El pan pita acompaña todo. Se usa para tomar el hummus, envolver el shawarma o untar el labneh, un yogur espeso y cremoso que puede comerse solo o con aceite de oliva y menta. En la mesa libanesa, el pan tiene un valor simbólico: compartirlo es una señal de respeto y amistad.
Los platos principales llegan sin estridencias, pero con una profundidad de sabor que conquista a quien prueba. El kibbeh, una mezcla de carne molida y bulgur, puede servirse crudo, frito o horneado, mientras que las brochetas de kafta combinan cordero o vacuno con perejil, cebolla y especias. Todo se equilibra con ensaladas frescas, pepino, tomate o salsas a base de yogur y limón.
Y si de dulces se trata, el Líbano despliega una repostería tan aromática como tentadora. El baklava, con sus capas de masa filo, miel y frutos secos, es el más conocido, pero no el único. También destacan el namoura, a base de sémola y almíbar, y los maamoul, pequeñas galletas rellenas de dátiles o pistachos. Cada bocado está pensado para acompañar el café árabe con cardamomo, intenso y perfumado, que cierra la comida con un toque de ceremonia.
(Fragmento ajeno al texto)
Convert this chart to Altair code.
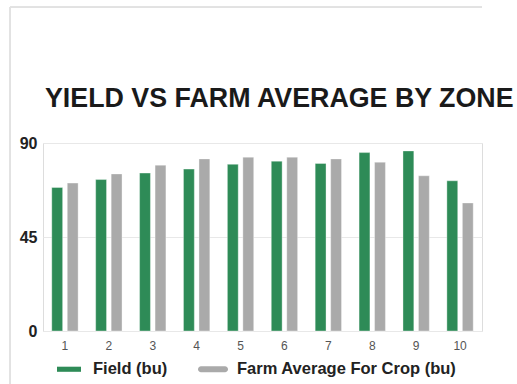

La cocina libanesa no solo se come: se recuerda. Está hecha para reunir, para hablar, para compartir. Su sabor es un puente entre generaciones y geografías, un modo de llevar al presente los aromas de la montaña, el mar y los mercados de Beirut. En un mundo cada vez más acelerado, su filosofía sigue siendo una lección: la comida, cuando se comparte, sabe mejor.